LM: Bjarke Ingels because he managed to incorporate sustainability, politics, idealism, and culture into his concepts. And [he’s able to] translate it into a practical language outside the precepts of modern architecture.
FH: Portuguese architect Alvaro Siza. I had the opportunity to visit many of his works and always felt emotionally mobilized by the poetry of his spaces, his shapes, and details.

What would be your dream project and why?
FH: A kindergarten school, and provide through architecture the possibilities for kids to explore their imagination and creativity. This would be a project with absolutely no preconceptions of space. Providing a quality space for children would be my humble share of sand for a better future world.
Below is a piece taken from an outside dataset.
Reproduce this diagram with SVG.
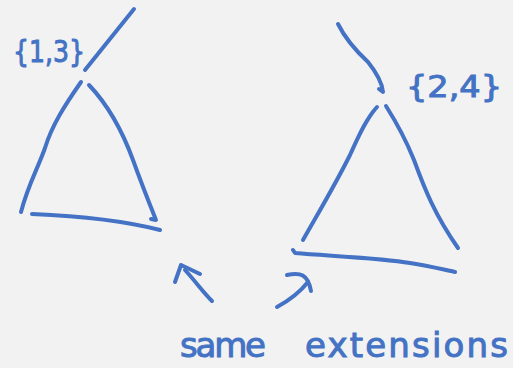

If you could have dinner with anyone, living or dead, who would it be?
LM: David Lynch. He has managed to create his own language through meditative experiences, those that connect one with their essence.
FH: David Bowie. I’ve always found his creative process fascinating, the eclecticism of sounds in each of his works. I can find many analogies between his music and architecture, rhythms, textures, space, language. I always admired that Bowie is in a continual state of evolution.

Where would you eat and what would you be having?
LM: We would go back to 1969 and eat sausages and drink sangria at El Quixote, a bar and restaurant adjacent to the Chelsea Hotel in New York.
FH: Any British street market, eating whatever he recommends.

If you weren’t a designer, what would you be?
LM: Filmmaker. I think it’s a discipline where there are many more tools to express experiences, build sensory worlds, and play with the significance of time.
FH: A part-time librarian, cook, and gardener.